Le système luxembourgeois excelle pour les patrimoines importants nécessitant une protection illimitée. Il offre également une plus grande diversification d'investissement (multi-devises, fonds dédiés, private equity) et une protection contre les mesures exceptionnelles comme la loi Sapin 2. Son principal inconvénient reste le ticket d'entrée élevé et la complexité administrative.
Pour qui la protection luxembourgeoise est-elle adaptée ?
Les épargnants fortunés
Les investisseurs disposant d'un patrimoine financier conséquent, typiquement au-delà de 500 000 euros, trouvent un intérêt majeur dans la protection luxembourgeoise. Pour ces profils, le plafond de 70 000 euros du FGAP français devient insuffisant. Même en diversifiant entre plusieurs assureurs français, la multiplication des contrats alourdit la gestion et les coûts.
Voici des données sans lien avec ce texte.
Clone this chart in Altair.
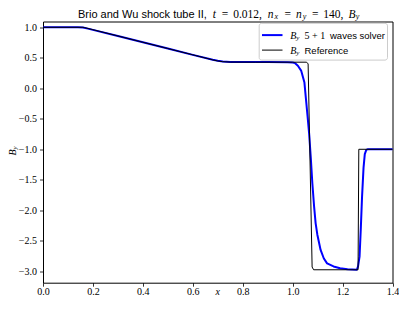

Le contrat luxembourgeois permet de centraliser des sommes importantes dans un cadre unique offrant une protection illimitée. Cette simplicité de gestion s'accompagne d'un accès à des supports d'investissement sophistiqués et diversifiés internationalement.
Les expatriés et familles internationales
Les personnes à forte mobilité internationale bénéficient particulièrement de la neutralité fiscale luxembourgeoise. Le contrat s'adapte automatiquement à la fiscalité du pays de résidence du souscripteur, évitant les problématiques de double imposition et les contraintes liées aux transferts de contrats.
Les familles avec une dimension internationale (héritiers résidant dans différents pays, patrimoine multi-juridictionnel) apprécient la flexibilité successorale des contrats luxembourgeois et leur reconnaissance juridique dans de nombreux pays.
Les investisseurs recherchant une sécurité maximale
Indépendamment du montant investi, certains épargnants privilégient la sécurité avant tout. Le contexte d'incertitude économique, les tensions géopolitiques et la volatilité des marchés rendent attractif un dispositif de protection aussi robuste que le triangle de sécurité luxembourgeois.
Ces profils prudents apprécient également l'absence de risque de blocage Sapin 2, garantissant un accès permanent à leur épargne même en période de crise systémique.